Retailers for years have argued that their online and offline operations should be seen as one.
A recent survey suggests customers are viewing them as one, and that some retailers may regret it.
In some instances, that truly is a Catch-22 situation, according to a group of analysts who discussed the trend in a retail blog audiocast Nov. 3.
Nordstrom (JWN), for example, has a reputation for delivering extremely personalized and attentive customer service for people visiting their stores.
That high-touch attribute is quite difficult to replicate online, setting the company up to disappoint online visitors. Those disappointed online visitors could then potentially punish the brick-and-mortar locations.
"Retailers have been very slow to understand that, to the consumer, it's one brand," said Paula Rosenblum, a retail technology analyst for the Retail Systems Alert Group. "They're not structured for it. They're not compensated correctly for it, and, in many ways, their technology isn't set up to accommodate that."
Jupiter Research retail analyst Patti Freeman Evans said customers have a very high expectation of shared information, expecting, for example, store employees to know what they did online.
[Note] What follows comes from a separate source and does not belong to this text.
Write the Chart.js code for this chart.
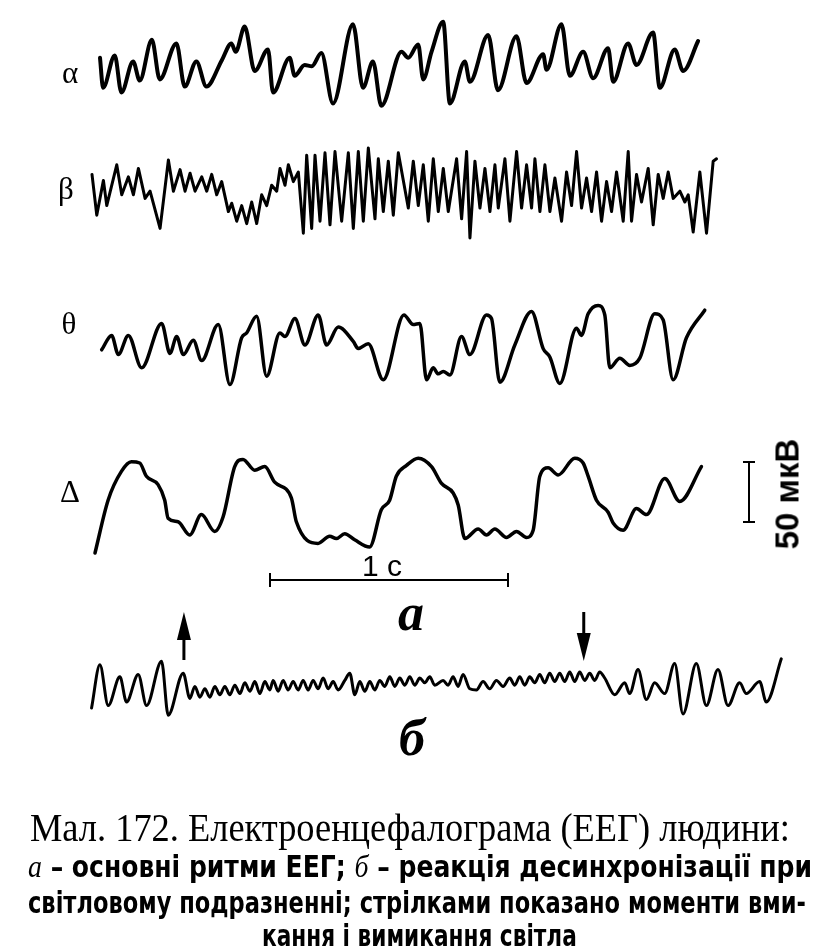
<!DOCTYPE html>
<html>
<head>
<meta charset="utf-8">
<script src="https://cdn.jsdelivr.net/npm/chart.js@4.4.1/dist/chart.umd.min.js"></script>
<style>
  html, body { margin: 0; padding: 0; background: #fff; }
  #wrap { position: relative; width: 828px; height: 950px; overflow: hidden; }
  #eeg { position: absolute; left: 0; top: 0; }
  .txt { position: absolute; white-space: nowrap; color: #000; line-height: 1; }
  .c { transform: translate(-50%, -50%); }
  .greek { font-family: "Liberation Serif", serif; font-size: 31px; }
  .sans { font-family: "Liberation Sans", Arial, sans-serif; }
  .ital { font-family: "Liberation Serif", serif; font-style: italic; font-weight: bold; }
  .cap1 { font-family: "Liberation Serif", serif; font-size: 41px; transform-origin: left top; }
  .cap2 { font-family: "Liberation Sans Narrow", "DejaVu Sans Condensed", "Liberation Sans", sans-serif; font-size: 31px; font-weight: bold; transform-origin: left top; }
  .cap2 i { font-family: "Liberation Serif", serif; font-weight: normal; }
</style>
</head>
<body>
<div id="wrap">
  <canvas id="eeg" width="828" height="950"></canvas>
</div>
<script>
// Ритми ЕЕГ: [час, мс від початку запису; потенціал, мкВ]
const traceLabels = ['α', 'β', 'θ', 'Δ'];

const alphaTrace = [
  [0, 6], [13, -19], [62, 8], [90, -23], [139, 3], [167, -13], [218, 21], [251, -12], [321, 18], [356, -18],
  [405, 3], [447, -18], [512, 4], [552, 18], [570, 11], [608, 32], [650, -5], [706, 13], [727, -23], [797, 6],
  [818, -9], [860, 0], [890, -1], [930, 10], [979, -32], [1063, 34], [1105, -19], [1147, 3], [1182, -34], [1267, 11],
  [1295, 6], [1337, 17], [1358, -12], [1393, 11], [1442, 36], [1470, -32], [1533, 3], [1554, -14], [1631, 25], [1672, -21],
  [1750, 24], [1792, -15], [1862, 9], [1876, -4], [1939, 34], [1974, -9], [2030, 11], [2072, -11], [2135, 14], [2156, -14],
  [2219, 18], [2254, 0], [2324, 27], [2352, -19], [2415, 13], [2450, -5], [2513, 20]
];

const betaTrace = [
  [0, 13], [20, -21], [48, 8], [62, -13], [104, 21], [125, -4], [153, 11], [174, -4], [195, 18], [223, -7],
  [244, -1], [286, -32], [321, 25], [342, -1], [370, 17], [391, -1], [412, 14], [433, -1], [461, 11], [482, -1],
  [503, 13], [524, -4], [545, 7], [573, -18], [587, -11], [608, -26], [629, -13], [650, -28], [671, -10], [692, -28],
  [713, -4], [734, -13], [755, 4], [776, -1], [790, 18], [811, 4], [825, 21], [846, 7], [867, 15], [888, -36],
  [902, 29], [923, -32], [937, 29], [958, -26], [979, 31], [1000, -29], [1021, 32], [1049, -26], [1077, 31], [1098, -32],
  [1119, 32], [1140, -26], [1161, 35], [1189, -24], [1203, 26], [1224, -18], [1245, 24], [1266, -21], [1287, 31], [1329, -15],
  [1350, 24], [1371, -13], [1392, 21], [1413, -26], [1434, 26], [1455, -18], [1476, 18], [1497, -18], [1532, 26], [1553, -24],
  [1574, 32], [1588, -40], [1609, 24], [1630, -15], [1651, 18], [1672, -18], [1693, 21], [1707, -15], [1735, 26], [1756, -26],
  [1784, 32], [1805, -15], [1826, 21], [1847, -15], [1861, 26], [1882, -18], [1903, 21], [1924, -18], [1945, 10], [1973, -26],
  [1994, 15], [2015, -13], [2036, 32], [2057, -15], [2078, 10], [2099, -18], [2120, 15], [2141, -26], [2162, 7], [2183, -18],
  [2204, 15], [2232, -26], [2253, 32], [2267, -26], [2288, 13], [2309, -10], [2337, 18], [2358, -29], [2379, 13], [2400, -7],
  [2421, 15], [2442, -7], [2470, -1], [2491, -10], [2505, -4], [2526, -35], [2554, 15], [2582, -36], [2610, 24], [2624, 26]
];

const thetaTrace = [
  [7, -4], [49, 8], [77, -8], [119, 8], [175, -19], [259, 18], [294, -7], [322, 7], [350, -8], [392, 4],
  [427, -13], [497, 17], [546, -33], [595, 6], [616, 10], [658, 24], [700, -26], [756, 10], [777, 7], [819, 22],
  [861, 0], [917, 25], [952, 0], [1001, 15], [1064, 3], [1085, -3], [1127, 1], [1190, -29], [1277, 25], [1316, 17],
  [1344, 18], [1372, -29], [1400, -19], [1421, -24], [1442, -22], [1470, -25], [1519, 7], [1554, -8], [1624, 25], [1645, 22],
  [1680, -31], [1743, 0], [1813, 28], [1862, -3], [1890, -10], [1932, -32], [2002, 14], [2023, 8], [2051, 26], [2093, 33],
  [2121, 25], [2142, -19], [2184, -11], [2226, -17], [2268, -11], [2331, 26], [2366, 21], [2408, -29], [2464, 6], [2541, 29]
];

const deltaTrace = [
  [0, -40], [55, 4], [111, 28], [153, 36], [188, 35], [216, 24], [265, 17], [293, 4], [307, -11], [349, -14],
  [398, -25], [447, -8], [503, -22], [538, -10], [587, 32], [622, 38], [671, 29], [713, 32], [755, 19], [825, 6],
  [846, -14], [937, -32], [986, -26], [1014, -28], [1049, -24], [1091, -29], [1154, -35], [1203, -4], [1238, 4], [1266, 24],
  [1309, 33], [1358, 39], [1414, 32], [1456, 18], [1505, 10], [1526, 0], [1554, -28], [1610, -20], [1645, -25], [1680, -20],
  [1729, -27], [1771, -22], [1813, -27], [1841, -21], [1869, 24], [1904, 31], [1946, 25], [2016, 39], [2051, 35], [2072, 24],
  [2107, 4], [2156, -6], [2177, -15], [2219, -21], [2275, -3], [2317, -8], [2394, 22], [2457, 3], [2548, 32]
];

// б — реакція десинхронізації (світло ввімкнено / вимкнено)
const lightTrace = [
  [15, -15], [50, 21], [85, -13], [134, 11], [162, -10], [211, 13], [246, -13], [309, 24], [337, -21], [400, 14],
  [428, -7], [449, 3], [470, -6], [491, 1], [512, -6], [533, 3], [554, -4], [575, 3], [596, -4], [617, 4],
  [638, -3], [659, 6], [680, -1], [701, 7], [722, -3], [743, 7], [764, 0], [778, 8], [799, -1], [820, 8],
  [841, 0], [862, 7], [883, 0], [904, 8], [925, 0], [946, 8], [967, 1], [988, 10], [1009, 1], [1030, 7],
  [1051, 0], [1079, 8], [1100, 14], [1121, -4], [1142, 7], [1163, -1], [1184, 7], [1205, 0], [1226, 8], [1247, 3],
  [1268, 11], [1289, 3], [1310, 10], [1331, 4], [1352, 11], [1373, 4], [1394, 10], [1415, 6], [1436, 11], [1457, 4],
  [1492, 8], [1513, 4], [1534, 11], [1555, 3], [1576, 13], [1604, 1], [1632, 0], [1660, 7], [1688, 1], [1716, 8],
  [1744, 3], [1772, 10], [1793, 4], [1814, 11], [1835, 4], [1856, 11], [1877, 6], [1898, 13], [1919, 6], [1940, 14],
  [1961, 7], [1982, 14], [2003, 7], [2024, 15], [2045, 7], [2066, 15], [2087, 8], [2108, 14], [2129, 8], [2150, 15],
  [2171, 10], [2213, -4], [2255, 6], [2276, -3], [2311, 17], [2346, -8], [2381, 6], [2423, -3], [2465, 22], [2500, -20],
  [2556, 22], [2598, -13], [2647, 17], [2689, -13], [2738, 6], [2766, -3], [2822, 7], [2850, -10], [2913, 26]
];

// моменти ввімкнення (вгору) і вимкнення (вниз) світла, мс від початку запису б
const lightOnOff = [403, 2083];

const scaleLabels = ['1 с', '50 мкВ'];
const barTimeMs = 1000;
const barAmpUv = 50;

// розміщення на сторінці (пікселі)
const W = 828, H = 950;
const PX_PER_S = 238, PX_PER_UV = 60 / 50;
const msAt = px => px * 1000 / PX_PER_S;
const uvAt = py => (H - py) / PX_PER_UV;

const traces = [
  { data: alphaTrace, startPx: 100, basePx: 65, width: 4, smooth: true, labelX: 70, labelY: 72 },
  { data: betaTrace, startPx: 92, basePx: 190, width: 3, smooth: false, labelX: 66, labelY: 188 },
  { data: thetaTrace, startPx: 100, basePx: 345, width: 3.5, smooth: true, labelX: 69, labelY: 323 },
  { data: deltaTrace, startPx: 95, basePx: 505, width: 3.5, smooth: true, labelX: 70, labelY: 491 },
  { data: lightTrace, startPx: 88, basePx: 690, width: 3, smooth: true }
];

const timeBar = { startPx: 270, levelPx: 580 };
const ampBar = { xPx: 749, bottomPx: 522 };

const datasets = traces.map(tr => {
  const t0 = msAt(tr.startPx), v0 = uvAt(tr.basePx);
  return {
    data: tr.data.map(([t, v]) => ({ x: t0 + t, y: v0 + v })),
    borderColor: '#000',
    borderWidth: tr.width,
    pointRadius: 0,
    fill: false,
    tension: 0,
    cubicInterpolationMode: tr.smooth ? 'monotone' : 'default',
    borderJoinStyle: 'round',
    borderCapStyle: 'round'
  };
});

// масштабні відрізки та стрілки
const decorations = {
  id: 'decorations',
  afterDatasetsDraw(chart) {
    const { ctx, scales: { x, y } } = chart;
    ctx.save();
    ctx.strokeStyle = '#000';
    ctx.fillStyle = '#000';
    ctx.lineWidth = 2;

    // 1 с
    const tb0 = msAt(timeBar.startPx);
    const xa = x.getPixelForValue(tb0), xb = x.getPixelForValue(tb0 + barTimeMs);
    const yl = y.getPixelForValue(uvAt(timeBar.levelPx));
    ctx.beginPath();
    ctx.moveTo(xa, yl); ctx.lineTo(xb, yl);
    ctx.moveTo(xa, yl - 7); ctx.lineTo(xa, yl + 7);
    ctx.moveTo(xb, yl - 7); ctx.lineTo(xb, yl + 7);
    ctx.stroke();

    // 50 мкВ
    const xv = x.getPixelForValue(msAt(ampBar.xPx));
    const ab0 = uvAt(ampBar.bottomPx);
    const ya = y.getPixelForValue(ab0), yb = y.getPixelForValue(ab0 + barAmpUv);
    ctx.beginPath();
    ctx.moveTo(xv, ya); ctx.lineTo(xv, yb);
    ctx.moveTo(xv - 6, ya); ctx.lineTo(xv + 6, ya);
    ctx.moveTo(xv - 6, yb); ctx.lineTo(xv + 6, yb);
    ctx.stroke();

    // стрілки
    const lt = traces[4];
    lightOnOff.forEach((t, i) => {
      const ax = x.getPixelForValue(msAt(lt.startPx) + t);
      ctx.lineWidth = 3;
      ctx.beginPath();
      if (i === 0) {
        ctx.moveTo(ax, 660); ctx.lineTo(ax, 630);
        ctx.stroke();
        ctx.beginPath();
        ctx.moveTo(ax, 612); ctx.lineTo(ax - 7, 640); ctx.lineTo(ax + 7, 640);
      } else {
        ctx.moveTo(ax, 612); ctx.lineTo(ax, 640);
        ctx.stroke();
        ctx.beginPath();
        ctx.moveTo(ax, 661); ctx.lineTo(ax - 7, 633); ctx.lineTo(ax + 7, 633);
      }
      ctx.closePath();
      ctx.fill();
    });
    ctx.restore();
  }
};

new Chart(document.getElementById('eeg'), {
  type: 'line',
  data: { datasets: datasets },
  options: {
    responsive: false,
    animation: false,
    devicePixelRatio: 1,
    layout: { padding: 0 },
    plugins: { legend: { display: false }, tooltip: { enabled: false } },
    scales: {
      x: { type: 'linear', display: false, min: 0, max: msAt(W) },
      y: { type: 'linear', display: false, min: 0, max: uvAt(0) }
    }
  },
  plugins: [decorations]
});

// підписи
const wrap = document.getElementById('wrap');
function addText(html, cls, left, top, extra) {
  const d = document.createElement('div');
  d.className = 'txt ' + cls;
  d.innerHTML = html;
  d.style.left = left + 'px';
  d.style.top = top + 'px';
  if (extra) Object.assign(d.style, extra);
  wrap.appendChild(d);
  return d;
}

traceLabels.forEach((lbl, i) => {
  addText(lbl, 'greek c', traces[i].labelX, traces[i].labelY);
});

addText(scaleLabels[0], 'sans c', 382, 566, { fontSize: '30px' });
addText(scaleLabels[1], 'sans', 787, 494, { fontSize: '33px', fontWeight: 'bold', transform: 'translate(-50%, -50%) rotate(-90deg)' });
addText('а', 'ital c', 411, 613, { fontSize: '52px' });
addText('б', 'ital c', 412, 738, { fontSize: '52px' });

// підпис під рисунком: [текст, клас, ліворуч, згори, ширина]
const captionLines = [
  ['Мал. 172. Електроенцефалограма (ЕЕГ) людини:', 'cap1', 30, 807, 760],
  ['<i>а</i> – основні ритми ЕЕГ; <i>б</i> – реакція десинхронізації при', 'cap2', 28, 851, 784],
  ['світловому подразненні; стрілками показано моменти вми-', 'cap2', 28, 887, 778],
  ['кання і вимикання світла', 'cap2', 262, 920, 315]
];
captionLines.forEach(([text, cls, left, top, w]) => {
  const d = addText(text, cls, left, top);
  const k = w / d.offsetWidth;
  d.style.transform = 'scaleX(' + k + ')';
});
</script>
</body>
</html>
Such data sharing rarely exists.
"Though retailers philosophically understand that they want to be there, it's very expensive to change those systems, to change their operating programs, to change their compensation packages in a way that really significantly is going to impact the way they do business," Evans said.
One of the authors of the Gomez report, Jessica Bryan, said the change in consumer perception is strong, and, often, it's not at all fair.
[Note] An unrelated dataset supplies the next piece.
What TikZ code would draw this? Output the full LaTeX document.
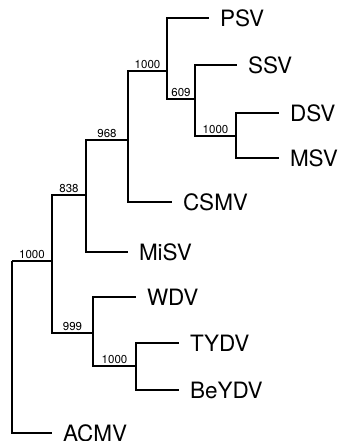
\documentclass[tikz,border=0pt]{standalone}
\usepackage{fontspec}
\setmainfont{TeX Gyre Heros}

\tikzset{
	branch/.style={line width=1.5pt},
	leaf/.style={anchor=west, inner xsep=11pt, inner ysep=0pt, outer sep=0pt,
		font=\fontsize{22.5}{24}\selectfont},
	boot/.style={pos=0.75, above, inner sep=1.5pt,
		font=\fontsize{11.5}{13}\selectfont}
}

\begin{document}
\begin{tikzpicture}[x=1pt, y=-1pt]
		\useasboundingbox (0,0) rectangle (341,441);
		
		% clades
		\coordinate (root) at (12,261);
		\coordinate (cA) at (52,261);
		\coordinate (cB) at (86,195);
		\coordinate (cC) at (128,140);
		\coordinate (cD) at (167,71);
		\coordinate (cE) at (195,99);
		\coordinate (cF) at (236,136);
		\coordinate (cG) at (93,333);
		\coordinate (cH) at (136,366);
		
		% leaves
		\node[leaf] (psv)   at (209,18)  {PSV};
		\node[leaf] (ssv)   at (237,65)  {SSV};
		\node[leaf] (dsv)   at (279,113) {DSV};
		\node[leaf] (msv)   at (279,158) {MSV};
		\node[leaf] (csmv)  at (172,202) {CSMV};
		\node[leaf] (misv)  at (128,252) {MiSV};
		\node[leaf] (wdv)   at (136,297) {WDV};
		\node[leaf] (tydv)  at (179,343) {TYDV};
		\node[leaf] (beydv) at (179,390) {BeYDV};
		\node[leaf] (acmv)  at (52,433)  {ACMV};
		
		\begin{scope}[branch]
		\draw (root) |- node[boot] {1000} (cA);
		\draw (root) |- (acmv.west);
		\draw (cA) |- node[boot] {838} (cB);
		\draw (cA) |- node[boot] {999} (cG);
		\draw (cB) |- node[boot] {968} (cC);
		\draw (cB) |- (misv.west);
		\draw (cC) |- node[boot] {1000} (cD);
		\draw (cC) |- (csmv.west);
		\draw (cD) |- (psv.west);
		\draw (cD) |- node[boot] {609} (cE);
		\draw (cE) |- (ssv.west);
		\draw (cE) |- node[boot] {1000} (cF);
		\draw (cF) |- (dsv.west);
		\draw (cF) |- (msv.west);
		\draw (cG) |- (wdv.west);
		\draw (cG) |- node[boot] {1000} (cH);
		\draw (cH) |- (tydv.west);
		\draw (cH) |- (beydv.west);
		\end{scope}
\end{tikzpicture}
\end{document}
That lack of fairness manifests itself in consumers blaming retailers for many parts of the online experience that are beyond the retailer's control, ranging from slow response time (which might be due to overall Internet traffic, the customer's computer or the customer's connection speed) to checkout issues (which the retailer likely has outsourced).
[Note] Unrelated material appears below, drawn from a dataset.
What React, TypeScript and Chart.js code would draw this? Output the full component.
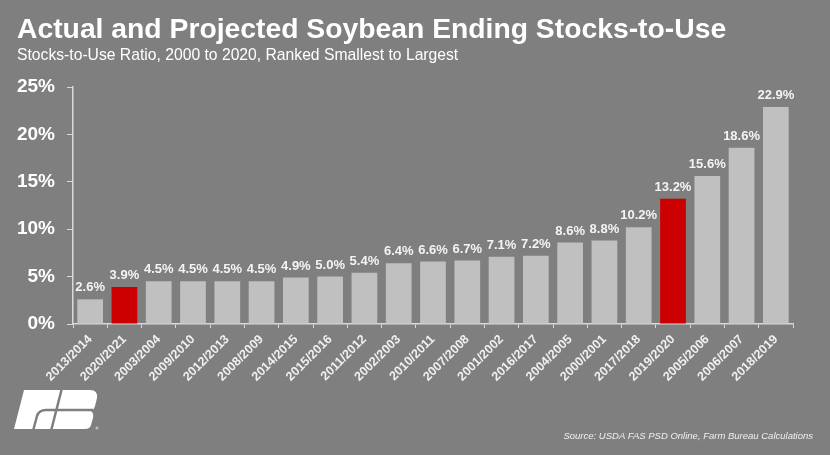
import React, { useEffect, useRef } from "react";
import { Chart, registerables } from "chart.js";

Chart.register(...registerables);

const categories = [
  "2013/2014", "2020/2021", "2003/2004", "2009/2010", "2012/2013", "2008/2009",
  "2014/2015", "2015/2016", "2011/2012", "2002/2003", "2010/2011", "2007/2008",
  "2001/2002", "2016/2017", "2004/2005", "2000/2001", "2017/2018", "2019/2020",
  "2005/2006", "2006/2007", "2018/2019",
];
const stocksToUse = [
  2.6, 3.9, 4.5, 4.5, 4.5, 4.5, 4.9, 5.0, 5.4, 6.4, 6.6, 6.7, 7.1, 7.2, 8.6, 8.8,
  10.2, 13.2, 15.6, 18.6, 22.9,
];
const highlighted = ["2020/2021", "2019/2020"];
const yTicks = [0, 5, 10, 15, 20, 25];

const title = "Actual and Projected Soybean Ending Stocks-to-Use";
const subtitle = "Stocks-to-Use Ratio, 2000 to 2020, Ranked Smallest to Largest";
const source = "Source: USDA FAS PSD Online, Farm Bureau Calculations";

const BG = "#7f7f7f";
const BAR = "#c0c0c0";
const RED = "#cc0000";
const AXIS = "#d9d9d9";

const decorPlugin = {
  id: "decor",
  afterDatasetsDraw(chart: any) {
    const ctx = chart.ctx;
    const meta = chart.getDatasetMeta(0);
    ctx.save();
    ctx.fillStyle = "#f4f4f4";
    ctx.font = "bold 13px 'Liberation Sans', Arial, sans-serif";
    ctx.textAlign = "center";
    ctx.textBaseline = "bottom";
    meta.data.forEach((bar: any, i: number) => {
      ctx.fillText(stocksToUse[i].toFixed(1) + "%", bar.x, bar.y - 5);
    });
    ctx.restore();
  },
  afterDraw(chart: any) {
    const ctx = chart.ctx;
    ctx.save();
    ctx.fillStyle = "#ffffff";
    ctx.textAlign = "left";
    ctx.textBaseline = "alphabetic";
    ctx.font = "bold 28.3px 'Liberation Sans', Arial, sans-serif";
    ctx.fillText(title, 17, 38);
    ctx.font = "15.7px 'Liberation Sans', Arial, sans-serif";
    ctx.fillText(subtitle, 17, 60);
    ctx.font = "italic 9.5px 'Liberation Sans', Arial, sans-serif";
    ctx.fillStyle = "#f0f0f0";
    ctx.textAlign = "right";
    ctx.fillText(source, 813, 439);

    // logo (stylised FB mark)
    ctx.fillStyle = "#ffffff";
    ctx.beginPath();
    ctx.moveTo(24, 390);
    ctx.lineTo(90, 390);
    ctx.quadraticCurveTo(98, 390, 97, 398);
    ctx.lineTo(95, 406);
    ctx.quadraticCurveTo(94, 410, 91, 411);
    ctx.quadraticCurveTo(94, 413, 93, 418);
    ctx.lineTo(91, 425);
    ctx.quadraticCurveTo(90, 429, 85, 429);
    ctx.lineTo(14, 429);
    ctx.closePath();
    ctx.fill();
    ctx.strokeStyle = BG;
    ctx.lineWidth = 2.5;
    ctx.beginPath();
    ctx.moveTo(33, 431);
    ctx.lineTo(37, 416);
    ctx.quadraticCurveTo(39, 410, 46, 410);
    ctx.lineTo(93, 410);
    ctx.stroke();
    ctx.beginPath();
    ctx.moveTo(62, 388);
    ctx.lineTo(51, 431);
    ctx.stroke();
    ctx.fillStyle = "#bfbfbf";
    ctx.beginPath();
    ctx.arc(97, 428, 1.5, 0, Math.PI * 2);
    ctx.fill();
    ctx.restore();
  },
};

export default function App() {
  const ref = useRef<HTMLCanvasElement | null>(null);
  useEffect(() => {
    if (!ref.current) return;
    const chart = new Chart(ref.current, {
      type: "bar",
      data: {
        labels: categories,
        datasets: [
          {
            data: stocksToUse,
            backgroundColor: categories.map((c) => (highlighted.includes(c) ? RED : BAR)),
            barPercentage: 0.75,
            categoryPercentage: 1,
          },
        ],
      },
      options: {
        animation: false,
        responsive: false,
        devicePixelRatio: 1,
        layout: { padding: { top: 87, right: 37, bottom: 71, left: 0 } },
        plugins: { legend: { display: false }, tooltip: { enabled: false } },
        scales: {
          x: {
            grid: { offset: true, drawOnChartArea: false, drawTicks: true, tickLength: 4, color: AXIS },
            border: { color: AXIS, width: 1.5 },
            ticks: {
              color: "#f0f0f0",
              font: { family: "'Liberation Sans', Arial, sans-serif", weight: "bold", size: 12.5 },
              maxRotation: 45,
              minRotation: 45,
              padding: 4,
              autoSkip: false,
            },
            afterFit: (s: any) => {
              s.height = 60;
            },
          },
          y: {
            min: 0,
            max: 25,
            afterBuildTicks: (s: any) => {
              s.ticks = yTicks.map((v) => ({ value: v }));
            },
            grid: { drawOnChartArea: false, drawTicks: true, tickLength: 6, color: AXIS },
            border: { color: AXIS, width: 1.5 },
            ticks: {
              color: "#ffffff",
              font: { family: "'Liberation Sans', Arial, sans-serif", weight: "bold", size: 19 },
              padding: 12,
              callback: (v: any) => v + "%",
            },
            afterFit: (s: any) => {
              s.width = 73;
            },
          },
        },
      },
      plugins: [decorPlugin],
    });
    return () => chart.destroy();
  }, []);
  return (
    <div style={{ position: "fixed", left: 0, top: 0, width: 830, height: 455, background: BG }}>
      <canvas ref={ref} width={830} height={455} />
    </div>
  );
}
"The retail brand today transcends the channel," Bryan said. "When [customers] have a poor Web experience, as in poor page loads [or] unsuccessful transactions," it's taken out on the storefronts, too.
"Consumers don't understand the complexity of delivering an optimal Web experience," she said.
Rosenblum said that even though e-commerce sales are soaring — Jupiter is projecting about $32 billion in online purchases this year — it's a footnote to overall retail sales of about $1.2 trillion.
Jupiter projects that online sales will represent about 6 percent of many retail chains' holiday sales and about 5 percent of their total annual sales.
"If it's 6 percent of your business, it's hard for these guys to put in the kind of money they need to put in to create the right online experience," Rosenblum said.
On Nov. 2, the National Retail Federation released its own customer service survey, which placed Amazon (AMZN) as the best merchant (online and offline) for customer service.
Analysts argued that Amazon's online-only status is the reason it can strategically justify spending so much online to deliver that level of customer service.
IHL President Greg Buzek looked at the Gomez report and drew a more holistic interpretation: "Now we have a quantifiable number, a specific cost for screwing up online."